Obama, eight weeks before the election, has decided to adopt one of many ideas the Republicans put forth in February 2009: a tax break for businesses. As this report explains:
Companies can now deduct new investment expenses, but over a longer period of time—three to 20 years. The proposed change, which would let companies keep more cash now, is meant to give companies who may be hesitant to invest an incentive to expand, acting as a spur to the overall economy. …
Under current law, if a company spends $10 million on a new factory, it gets to deduct the full amount of the cost over a period of between three and 20 years, depending on the investment. So it cuts its stated pre-tax profits by a varying amount each year, thus reducing taxes until the cost of the investment has been written off.
Under the new proposal, the company would get to deduct the full $10 million in the first year. That would give it an immediate cash infusion to offset the costs of investment. It would also give certainty that the full tax benefit would be realized. Companies often don’t get to write off the full cost of an investment over an extended time.
It is not a bad idea, but it simply isn’t as critical as an extension of the Bush tax cuts. Republicans and business leaders were quick to point this out:
“The White House is missing the big picture. These aren’t necessarily bad proposals, but they don’t address the two big problems that are hurting our economy—excessive government spending, and the uncertainty that Washington Democrats’ policies, especially their massive tax hike, are creating for small businesses,” said House Minority Leader John A. Boehner (R, Ohio). …
The best thing to do is to get rid of uncertainty, and that includes the cliff we’re falling off with all these [tax] provisions that are expiring,” said Bill Rys, tax counsel for the National Federation of Independent Business, a small-business group.
Many NFIB members also are concerned about a new requirement for reporting purchases of more than $600 to the Internal Revenue Service, he added. He questioned whether many business owners would choose to buy more equipment, at least until sales pick up.
It is, on the one hand, a giant concession that tax cuts matter. On the other hand, it leaves the Obama team without any reasoned defense for letting the Bush tax cuts expire — or, for that matter, loading up employers with new mandates. (“Many NFIB members also are concerned about a new requirement for reporting purchases of more than $600 to the Internal Revenue Service.”) As one businesswoman put it, “If this will be offered as a tradeoff for raising the top two rates, it’s a non-starter.”

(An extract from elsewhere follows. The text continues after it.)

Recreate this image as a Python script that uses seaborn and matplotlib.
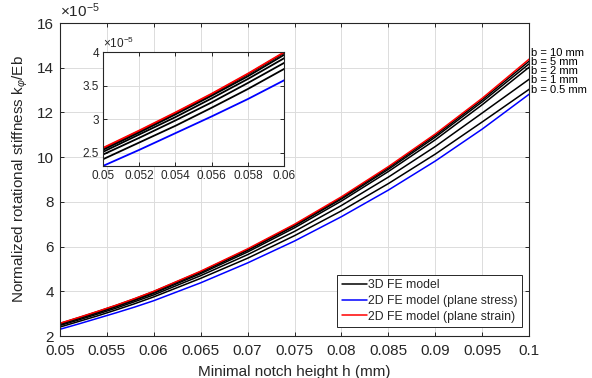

Nor is it even clear that this is all that helpful at this point:
N. Gregory Mankiw, of Harvard University, and another former CEA chairman under President Bush, questioned whether the Obama proposal would have a big impact. Businesses can already take out a bank loan at extremely low interest rates to pay for new investments in plants and equipment, but they are not doing so, he said. It’s unclear why they would make those investments for a tax break.
And it is even less clear why we should be giving with one hand and taking away with the other. (Jay Timmons, executive vice president of the National Association of Manufacturers: “The good news [is that] the administration recognizes that manufacturing is key to getting the economy back on track and ensuring we are able to sustain economic growth and job creation. But you can’t do that if you’re penalizing one sector of manufacturing while trying to incent another.”)
The most principled position for conservatives is to accept the president’s tax cut (on the Milton Friedman theory that we should support any tax cut, any time) and demand that the Bush tax cuts be retained. Really, if tax cuts are good and the economy is in the tank, why not?